Maitreyi Anantharaman: Yes, I think there's a little bit less. I think you'll see a little bit more like post-play than five-out offenses. Though I think the WNBA is maybe moving that way. I think there are some great old-school post players in the WNBA if you're into that.
Brian Lehrer: Let's get Victoria in Brooklyn with a last word from a fan. Victoria, we've got about 30 seconds for you. Hi.
Victoria: Hi. I just wanted to say that I took my daughter who's 10 today for her first Liberty game yesterday. She started playing basketball last year. It was mesmerizing.
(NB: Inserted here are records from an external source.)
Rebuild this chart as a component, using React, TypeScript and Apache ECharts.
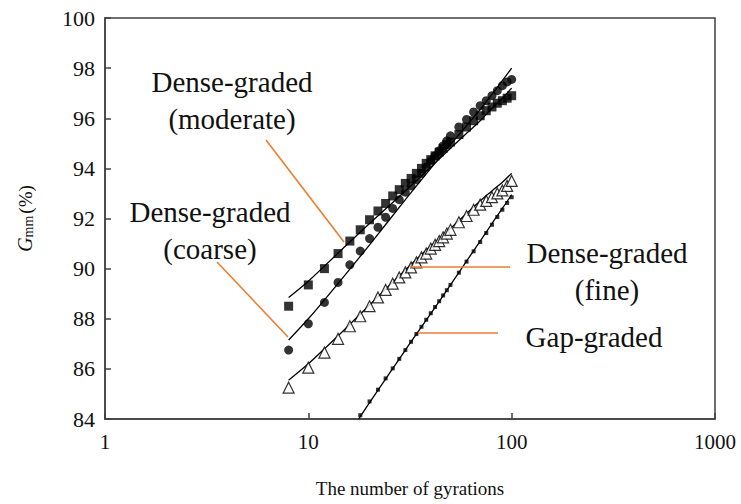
import React, { useEffect, useRef } from "react";
import * as echarts from "echarts";

// Gyration counts at which the measurements are plotted
const gyrations = [8, 10, 12, 14, 16, 18, 20, 22, 24, 26, 28, 30, 32, 34, 36, 38, 40, 42, 44, 46, 48, 50, 55, 60, 65, 70, 75, 80, 85, 90, 95, 100];

// %Gmm measured values
const moderate = [88.5, 89.35, 90.0, 90.6, 91.1, 91.55, 91.95, 92.3, 92.6, 92.9, 93.15, 93.4, 93.6, 93.8, 94.0, 94.2, 94.35, 94.5, 94.65, 94.8, 94.95, 95.05, 95.35, 95.65, 95.9, 96.1, 96.3, 96.45, 96.6, 96.7, 96.8, 96.9];
const coarse = [86.75, 87.8, 88.65, 89.45, 90.15, 90.7, 91.2, 91.65, 92.05, 92.4, 92.75, 93.05, 93.3, 93.55, 93.8, 94.05, 94.3, 94.5, 94.7, 94.9, 95.1, 95.3, 95.65, 95.95, 96.25, 96.5, 96.7, 96.9, 97.1, 97.3, 97.45, 97.55];
const fine = [85.25, 86.05, 86.65, 87.2, 87.7, 88.1, 88.5, 88.85, 89.15, 89.4, 89.65, 89.85, 90.05, 90.25, 90.45, 90.6, 90.8, 90.95, 91.1, 91.25, 91.4, 91.55, 91.85, 92.1, 92.35, 92.55, 92.7, 92.85, 93.0, 93.12, 93.3, 93.5];

const gapGyrations = [18, 20, 22, 24, 26, 28, 30, 32, 34, 36, 38, 40, 42, 44, 46, 48, 50, 55, 60, 65, 70, 75, 80, 85, 90, 95, 100];
const gap = [84.15, 84.7, 85.17, 85.62, 86.02, 86.4, 86.75, 87.08, 87.39, 87.68, 87.96, 88.22, 88.47, 88.7, 88.93, 89.14, 89.35, 89.84, 90.28, 90.69, 91.06, 91.42, 91.75, 92.06, 92.35, 92.62, 92.85];

// Fitted curves
const fitGyrations = [8, 10, 12, 15, 20, 30, 40, 50, 60, 70, 80, 90, 100];
const moderateFit = [88.85, 89.5, 90.1, 90.85, 91.8, 93.1, 94.05, 94.8, 95.4, 95.9, 96.4, 96.8, 97.2];
const coarseFit = [87.15, 88.0, 88.75, 89.7, 90.95, 92.75, 94.0, 94.95, 95.7, 96.35, 96.95, 97.5, 98.0];
const fineFit = [85.55, 86.2, 86.8, 87.55, 88.55, 89.95, 90.9, 91.6, 92.2, 92.7, 93.1, 93.45, 93.8];
const gapFitGyrations = [17.7, 20, 30, 40, 50, 60, 70, 80, 90, 100];
const gapFit = [84.0, 84.65, 86.75, 88.2, 89.35, 90.3, 91.1, 91.8, 92.4, 92.95];

const xTicks = [1, 10, 100, 1000];

const pairs = (xs: number[], ys: number[]) => xs.map((x, i) => [x, ys[i]]);

const SERIF = "Liberation Serif";
const ORANGE = "#ED7D31";

export default function App() {
  const ref = useRef<HTMLDivElement>(null);
  useEffect(() => {
    if (!ref.current) return;
    const chart = echarts.init(ref.current, undefined, { renderer: "svg" });
    const fitLine = (xs: number[], ys: number[]) => ({
      type: "line",
      data: pairs(xs, ys),
      smooth: 0.4,
      showSymbol: false,
      lineStyle: { color: "#000", width: 1.3 },
      z: 2,
    });
    const note = (x: number, y: number, text: string) => ({
      type: "text",
      x,
      y,
      z: 10,
      style: {
        text,
        fontFamily: SERIF,
        fontSize: 29,
        fill: "#111",
        textAlign: "center",
        textVerticalAlign: "middle",
        lineHeight: 37,
      },
    });
    chart.setOption({
      animation: false,
      backgroundColor: "#fff",
      grid: { left: 105, right: 26, top: 18, bottom: 85, show: true, borderColor: "#404040", borderWidth: 1.5 },
      xAxis: {
        type: "log",
        logBase: 10,
        min: xTicks[0],
        max: xTicks[xTicks.length - 1],
        name: "The number of gyrations",
        nameLocation: "middle",
        nameGap: 60,
        nameTextStyle: { fontFamily: SERIF, fontSize: 19, color: "#111" },
        axisLine: { lineStyle: { color: "#404040", width: 1.5 } },
        axisTick: { inside: true, length: 6, lineStyle: { color: "#404040", width: 1.5 } },
        minorTick: { show: false },
        splitLine: { show: false },
        axisLabel: {
          fontFamily: SERIF,
          fontSize: 21,
          color: "#111",
          margin: 12,
          formatter: (v: number) => String(Math.round(v)),
        },
      },
      yAxis: {
        type: "value",
        min: 84,
        max: 100,
        interval: 2,
        name: "{g|G}{sub|mm}{p|(%)}",
        nameLocation: "middle",
        nameGap: 70,
        nameTextStyle: {
          fontFamily: SERIF,
          color: "#111",
          rich: {
            g: { fontFamily: SERIF, fontSize: 20, fontStyle: "italic", color: "#111", verticalAlign: "bottom", lineHeight: 22 },
            sub: { fontFamily: SERIF, fontSize: 14, color: "#111", verticalAlign: "bottom", lineHeight: 16, padding: [0, 2, 0, 0] },
            p: { fontFamily: SERIF, fontSize: 19, color: "#111", verticalAlign: "bottom", lineHeight: 22 },
          },
        },
        axisLine: { show: true, lineStyle: { color: "#404040", width: 1.5 } },
        axisTick: { show: true, inside: true, length: 6, lineStyle: { color: "#404040", width: 1.5 } },
        splitLine: { show: false },
        axisLabel: { fontFamily: SERIF, fontSize: 22, color: "#111", margin: 10 },
      },
      series: [
        fitLine(fitGyrations, moderateFit),
        fitLine(fitGyrations, coarseFit),
        fitLine(fitGyrations, fineFit),
        fitLine(gapFitGyrations, gapFit),
        {
          type: "scatter",
          data: pairs(gyrations, moderate),
          symbol: "rect",
          symbolSize: 9,
          itemStyle: { color: "#000" },
          z: 3,
        },
        {
          type: "scatter",
          data: pairs(gyrations, coarse),
          symbol: "circle",
          symbolSize: 9,
          itemStyle: { color: "#000" },
          z: 3,
        },
        {
          type: "scatter",
          data: pairs(gyrations, fine),
          symbol: "triangle",
          symbolSize: 11,
          itemStyle: { color: "#fff", borderColor: "#000", borderWidth: 1.2 },
          z: 3,
        },
        {
          type: "scatter",
          data: pairs(gapGyrations, gap),
          symbol: "rect",
          symbolSize: 4,
          itemStyle: { color: "#000" },
          z: 3,
        },
      ],
      graphic: [
        { type: "line", shape: { x1: 266, y1: 140, x2: 344, y2: 242 }, style: { stroke: ORANGE, lineWidth: 1.6 }, z: 10 },
        { type: "line", shape: { x1: 217, y1: 262, x2: 288, y2: 337 }, style: { stroke: ORANGE, lineWidth: 1.6 }, z: 10 },
        { type: "line", shape: { x1: 410, y1: 267, x2: 510, y2: 267 }, style: { stroke: ORANGE, lineWidth: 1.6 }, z: 10 },
        { type: "line", shape: { x1: 418, y1: 333, x2: 498, y2: 333 }, style: { stroke: ORANGE, lineWidth: 1.6 }, z: 10 },
        note(232, 100.5, "Dense-graded\n(moderate)"),
        note(210, 230.5, "Dense-graded\n(coarse)"),
        note(607, 271.5, "Dense-graded\n(fine)"),
        note(594, 337, "Gap-graded"),
      ],
    });
    return () => chart.dispose();
  }, []);
  return <div ref={ref} style={{ position: "fixed", left: 0, top: 0, width: 741, height: 504 }} />;
}
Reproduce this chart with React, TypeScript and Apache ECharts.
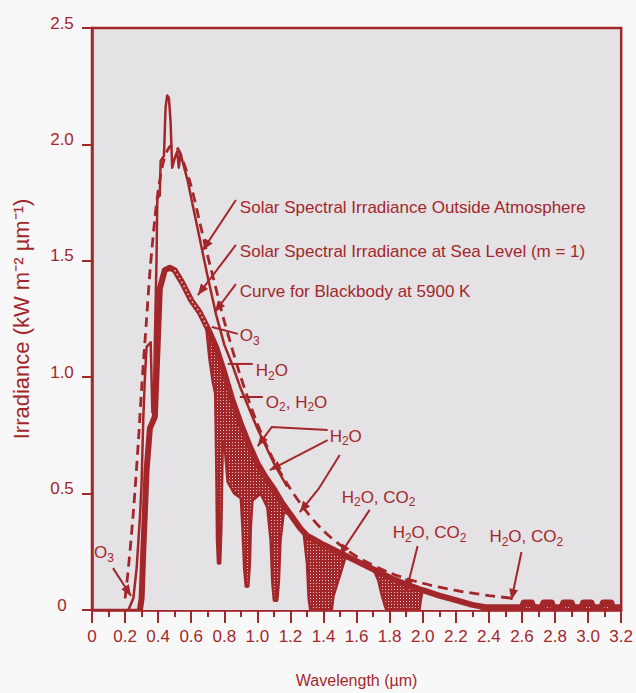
import React, { useEffect, useRef } from 'react';
import * as echarts from 'echarts';

const RED = '#a3272a';
const PLOT_BG = '#e4e2e5';
const PAGE_BG = '#f9f8f9';
const FONT = '"Liberation Sans", Arial, sans-serif';

// wavelength (µm), irradiance (kW m-2 µm-1)
const blackbody: [number, number][] = [
  [0.2, 0.05], [0.22, 0.18], [0.25, 0.42], [0.28, 0.72], [0.3, 0.95], [0.33, 1.25], [0.35, 1.45],
  [0.38, 1.68], [0.4, 1.8], [0.43, 1.92], [0.46, 1.98], [0.49, 2.0], [0.52, 1.98], [0.55, 1.93],
  [0.6, 1.82], [0.65, 1.67], [0.7, 1.52], [0.75, 1.38], [0.8, 1.24], [0.9, 1.0], [1.0, 0.8],
  [1.1, 0.64], [1.2, 0.52], [1.3, 0.42], [1.4, 0.34], [1.5, 0.28], [1.6, 0.23], [1.8, 0.16],
  [2.0, 0.115], [2.2, 0.084], [2.4, 0.062], [2.55, 0.05],
];

const outside: [number, number][] = [
  [0.22, 0.0], [0.25, 0.05], [0.27, 0.18], [0.29, 0.4], [0.3, 0.55], [0.31, 0.82], [0.32, 1.0],
  [0.33, 1.13], [0.355, 1.15], [0.365, 0.85], [0.375, 0.85], [0.38, 1.15], [0.39, 1.5], [0.395, 1.77],
  [0.41, 1.78], [0.415, 1.93], [0.435, 1.95], [0.445, 2.16], [0.455, 2.21], [0.465, 2.2], [0.475, 2.1],
  [0.485, 1.9], [0.5, 1.94], [0.515, 1.97], [0.525, 1.9], [0.535, 1.96], [0.55, 1.92], [0.58, 1.84],
  [0.6, 1.77], [0.65, 1.6], [0.7, 1.43], [0.75, 1.27], [0.8, 1.14], [0.85, 1.05], [0.9, 0.95],
  [1.0, 0.78], [1.1, 0.63], [1.18, 0.53],
];

const seaLevelEnvelope: [number, number][] = [
  [0.29, 0], [0.3, 0.05], [0.31, 0.25], [0.33, 0.6], [0.35, 0.78], [0.38, 0.83], [0.395, 1.1],
  [0.41, 1.38], [0.44, 1.46], [0.47, 1.47], [0.5, 1.46], [0.55, 1.4], [0.6, 1.33], [0.65, 1.28],
  [0.7, 1.21], [0.75, 1.13], [0.8, 1.02], [0.85, 0.9], [0.9, 0.8], [0.95, 0.71], [1.0, 0.63],
  [1.05, 0.57], [1.1, 0.52], [1.15, 0.46], [1.2, 0.41], [1.26, 0.35], [1.3, 0.32], [1.35, 0.3],
  [1.4, 0.28], [1.5, 0.245], [1.6, 0.21], [1.7, 0.175], [1.8, 0.14], [1.9, 0.11], [2.0, 0.085],
  [2.1, 0.062], [2.2, 0.042], [2.3, 0.022], [2.38, 0.012], [2.6, 0.012], [2.61, 0.032], [2.66, 0.032],
  [2.67, 0.012], [2.72, 0.012], [2.73, 0.032], [2.78, 0.032], [2.79, 0.012], [2.84, 0.012], [2.85, 0.032],
  [2.9, 0.032], [2.91, 0.012], [2.96, 0.012], [2.97, 0.032], [3.02, 0.032], [3.03, 0.012], [3.08, 0.012],
  [3.09, 0.032], [3.14, 0.032], [3.15, 0.012], [3.2, 0.012],
];

const seaLevelActual: [number, number][] = [
  [0.29, 0], [0.3, 0.05], [0.31, 0.25], [0.33, 0.6], [0.35, 0.78], [0.38, 0.83], [0.395, 1.1],
  [0.41, 1.38], [0.44, 1.46], [0.47, 1.47], [0.5, 1.46], [0.55, 1.4], [0.6, 1.33], [0.65, 1.28],
  [0.69, 1.22], [0.71, 1.08], [0.73, 0.98], [0.745, 0.93], [0.752, 0.6], [0.756, 0.3], [0.762, 0.2],
  [0.775, 0.2], [0.782, 0.35], [0.79, 0.7], [0.8, 0.72], [0.82, 0.55], [0.86, 0.5],
  [0.9, 0.48], [0.91, 0.35], [0.92, 0.18], [0.93, 0.1], [0.945, 0.1], [0.955, 0.2], [0.96, 0.35],
  [0.97, 0.47], [1.02, 0.5], [1.06, 0.44], [1.08, 0.3], [1.09, 0.12], [1.1, 0.04], [1.12, 0.04],
  [1.13, 0.12], [1.14, 0.3], [1.16, 0.42], [1.2, 0.41], [1.26, 0.35], [1.28, 0.33], [1.3, 0.2],
  [1.31, 0.05], [1.32, 0.0], [1.45, 0.0], [1.46, 0.06], [1.5, 0.15], [1.53, 0.22], [1.55, 0.235],
  [1.6, 0.21], [1.7, 0.175], [1.73, 0.13], [1.75, 0.07], [1.77, 0.02], [1.78, 0.0], [1.98, 0.0],
  [1.99, 0.05], [2.0, 0.085], [2.1, 0.062], [2.2, 0.042], [2.3, 0.022], [2.38, 0.0], [3.2, 0.0],
];

type Note = { text: string; at: [number, number]; lines: [number, number][][]; arrow: boolean };

const notes: Note[] = [
  { text: 'Solar Spectral Irradiance Outside Atmosphere', at: [0.894, 1.727], lines: [[[0.87, 1.761], [0.67, 1.546]]], arrow: true },
  { text: 'Solar Spectral Irradiance at Sea Level (m = 1)', at: [0.894, 1.538], lines: [[[0.87, 1.568], [0.64, 1.353]]], arrow: true },
  { text: 'Curve for Blackbody at 5900 K', at: [0.894, 1.366], lines: [[[0.87, 1.4], [0.743, 1.28]]], arrow: true },
  { text: 'O₃', at: [0.894, 1.177], lines: [[[0.725, 1.216], [0.882, 1.186]]], arrow: false },
  { text: 'H₂O', at: [0.99, 1.027], lines: [[[0.821, 1.057], [0.972, 1.057]]], arrow: false },
  { text: 'O₂, H₂O', at: [1.051, 0.893], lines: [[[0.894, 0.915], [1.033, 0.915]]], arrow: false },
  {
    text: 'H₂O', at: [1.437, 0.747],
    lines: [
      [[1.425, 0.773], [1.087, 0.786], [1.002, 0.704]],
      [[1.425, 0.73], [1.075, 0.601]],
      [[1.498, 0.666], [1.37, 0.52], [1.256, 0.42]],
    ],
    arrow: true,
  },
  { text: 'H₂O, CO₂', at: [1.51, 0.485], lines: [[[1.679, 0.43], [1.498, 0.236]]], arrow: true },
  { text: 'H₂O, CO₂', at: [1.818, 0.331], lines: [[[1.969, 0.275], [1.902, 0.086]]], arrow: true },
  { text: 'H₂O, CO₂', at: [2.403, 0.314], lines: [[[2.597, 0.249], [2.536, 0.043]]], arrow: true },
  { text: 'O₃', at: [0.012, 0.245], lines: [[[0.127, 0.18], [0.236, 0.06]]], arrow: true },
];

const fmt = (v: number) => (v === 0 ? '0' : v.toFixed(1));

// "H₂O" -> rich text with real subscripts
const toRich = (s: string) =>
  s.replace(/[^₀-₉]+/g, (m) => `{n|${m}}`).replace(/[₀-₉]/g, (c) => `{s|${c.charCodeAt(0) - 0x2080}}`);

export default function App() {
  const ref = useRef<HTMLDivElement>(null);

  useEffect(() => {
    document.body.style.margin = '0';
    document.body.style.background = PAGE_BG;
    const chart = echarts.init(ref.current!, null, { renderer: 'svg' });

    const pc = document.createElement('canvas');
    pc.width = 3;
    pc.height = 3;
    const g = pc.getContext('2d')!;
    g.fillStyle = RED;
    g.fillRect(0, 0, 3, 3);
    g.fillStyle = '#f0cdc6';
    g.fillRect(1, 1, 1, 1);

    const bandDots = seaLevelEnvelope.filter((p) => p[0] >= 0.5 && p[0] <= 0.72);

    chart.setOption({
      animation: false,
      backgroundColor: PAGE_BG,
      grid: {
        left: 92, right: 14, top: 28, bottom: 83,
        show: true, backgroundColor: PLOT_BG, borderColor: RED, borderWidth: 2.5,
      },
      xAxis: {
        type: 'value', min: 0, max: 3.2, interval: 0.2,
        name: 'Wavelength (µm)', nameLocation: 'middle', nameGap: 62,
        nameTextStyle: { color: RED, fontSize: 16, fontFamily: FONT },
        axisLine: { show: true, lineStyle: { color: RED, width: 2.5 } },
        axisTick: { show: true, length: 13, lineStyle: { color: RED, width: 2 } },
        minorTick: { show: true, splitNumber: 2, length: 7, lineStyle: { color: RED, width: 2 } },
        splitLine: { show: false },
        axisLabel: { color: RED, fontSize: 17, fontFamily: FONT, margin: 18, formatter: fmt },
      },
      yAxis: {
        type: 'value', min: 0, max: 2.5, interval: 0.5,
        name: 'Irradiance (kW m⁻² µm⁻¹)', nameLocation: 'middle', nameGap: 60, nameRotate: 90,
        nameTextStyle: { color: RED, fontSize: 22, fontFamily: FONT },
        axisLine: { show: true, lineStyle: { color: RED, width: 2.5 } },
        axisTick: { show: true, length: 10, lineStyle: { color: RED, width: 2 } },
        splitLine: { show: false },
        axisLabel: {
          color: RED, fontSize: 17, fontFamily: FONT, margin: 30, align: 'center',
          verticalAlign: 'bottom', lineHeight: 10, formatter: fmt,
        },
      },
      series: [
        {
          name: 'bandArea', type: 'line', data: seaLevelEnvelope, symbol: 'none', silent: true, z: 2,
          lineStyle: { width: 0 }, areaStyle: { color: { image: pc, repeat: 'repeat' }, opacity: 1 },
        },
        {
          name: 'clearArea', type: 'line', data: seaLevelActual, symbol: 'none', silent: true, z: 3,
          lineStyle: { width: 0 }, areaStyle: { color: PLOT_BG, opacity: 1 },
        },
        {
          name: 'Sea level (absorbed)', type: 'line', data: seaLevelActual, symbol: 'none', silent: true, z: 4,
          lineStyle: { color: RED, width: 2.5 },
        },
        {
          name: 'Sea level', type: 'line', data: seaLevelEnvelope, symbol: 'none', silent: true, z: 5,
          lineStyle: { color: RED, width: 6, join: 'round' },
        },
        {
          name: 'band dots', type: 'line', data: bandDots, symbol: 'none', silent: true, z: 6,
          lineStyle: { color: '#f0cdc6', width: 1.5, type: [1.5, 3] },
        },
        {
          name: 'Outside Atmosphere', type: 'line', data: outside, symbol: 'none', silent: true, z: 7,
          lineStyle: { color: RED, width: 2.5, join: 'round' },
        },
        {
          name: 'Blackbody 5900 K', type: 'line', data: blackbody, symbol: 'none', silent: true, z: 8,
          smooth: 0.3, lineStyle: { color: RED, width: 2.8, type: [10, 6] },
        },
      ],
    });

    const toPx = (p: [number, number]) => chart.convertToPixel({ gridIndex: 0 }, p) as number[];
    const elements: any[] = [];
    notes.forEach((n) => {
      const t = toPx(n.at);
      elements.push({
        type: 'text', x: t[0], y: t[1], z: 20, silent: true,
        style: {
          text: toRich(n.text), fill: RED, font: `17px ${FONT}`,
          align: 'left', verticalAlign: 'middle', textAlign: 'left', textVerticalAlign: 'middle',
          rich: {
            n: { fill: RED, color: RED, fontSize: 17, fontFamily: FONT, lineHeight: 20 },
            s: { fill: RED, color: RED, fontSize: 12, fontFamily: FONT, padding: [10, 0, 0, 0] },
          },
        },
      });
      n.lines.forEach((ln) => {
        const pts = ln.map(toPx);
        elements.push({
          type: 'polyline', z: 20, silent: true,
          shape: { points: pts },
          style: { stroke: RED, lineWidth: 2, fill: null },
        });
        if (n.arrow) {
          const e = pts[pts.length - 1];
          const s = pts[pts.length - 2];
          const dx = e[0] - s[0];
          const dy = e[1] - s[1];
          const L = Math.hypot(dx, dy) || 1;
          const ux = dx / L;
          const uy = dy / L;
          const bx = e[0] - ux * 11;
          const by = e[1] - uy * 11;
          elements.push({
            type: 'polygon', z: 20, silent: true,
            shape: { points: [[e[0], e[1]], [bx - uy * 4.5, by + ux * 4.5], [bx + uy * 4.5, by - ux * 4.5]] },
            style: { fill: RED },
          });
        }
      });
    });
    chart.setOption({ graphic: elements });

    return () => chart.dispose();
  }, []);

  return <div ref={ref} style={{ width: 636, height: 693 }} />;
}
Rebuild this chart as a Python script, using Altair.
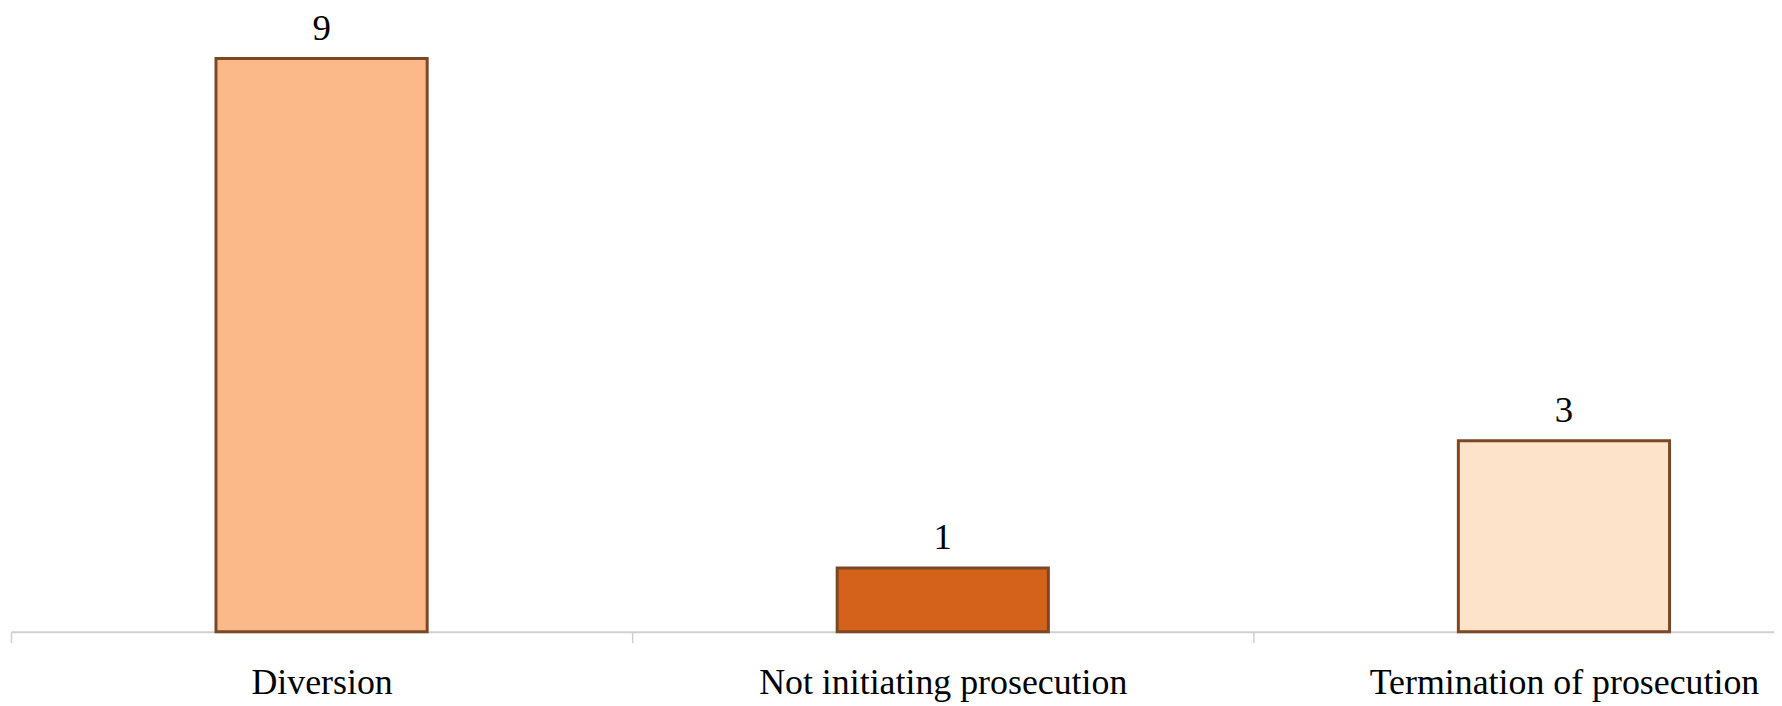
import altair as alt
import pandas as pd

categories = ["Diversion", "Not initiating prosecution", "Termination of prosecution"]
values = [9, 1, 3]
fills = ["#FBB98A", "#D4621A", "#FDE3CA"]

df = pd.DataFrame({"category": categories, "value": values, "fill": fills})

x = alt.X("category:N", sort=categories, title=None,
          scale=alt.Scale(paddingInner=0, paddingOuter=0, range=[0, 1872]),
          axis=alt.Axis(labelAngle=0, labelFont="Liberation Serif", labelFontSize=36,
                        labelColor="#000000", labelPadding=23, tickBand="extent",
                        tickSize=11, tickColor="#d0d0d0", tickWidth=1.5,
                        domainColor="#d0d0d0", domainWidth=2, labelLimit=600))
y = alt.Y("value:Q", title=None, scale=alt.Scale(domain=[0, 9.77], nice=False), axis=None)

bars = alt.Chart(df).mark_bar(width=alt.RelativeBandSize(0.34), stroke="#7a4826", strokeWidth=3).encode(
    x=x, y=y, fill=alt.Fill("fill:N", scale=None)
)
labels = alt.Chart(df).mark_text(baseline="bottom", dy=-11, font="Liberation Serif",
                                 fontSize=37, color="#000000").encode(
    x=alt.X("category:N", sort=categories), y=y, text="value:Q"
)

chart = (bars + labels).properties(
    width=1771, height=625,
    autosize=alt.AutoSizeParams(type="none"),
    padding={"left": 3, "top": 0, "right": 0, "bottom": 72},
).configure(background="#ffffff").configure_view(stroke=None)

chart.save("out.html", embed_options={"renderer": "svg", "actions": False})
It was such a great game until they started losing, but it was really inspiring and great for her to watch women. She's one of three girls I have.
Brian Lehrer: Whoops, I think that caller just dropped off. Maitreyi, you're still there.
Maitreyi Anantharaman: Yes, I am.
Brian Lehrer: We'll say goodbye because we're just about out of time, but when's the next game?
Maitreyi Anantharaman: I think they play on Wednesday and then they're on the road and then come back the next week for a little homestand.
Brian Lehrer: Maitreyi MAnantharaman, cofounder and staff writer at Defector, the sports and culture news website. Thanks for coming on and talking with some Liberty with us.
Maitreyi Anantharaman: Thanks so much.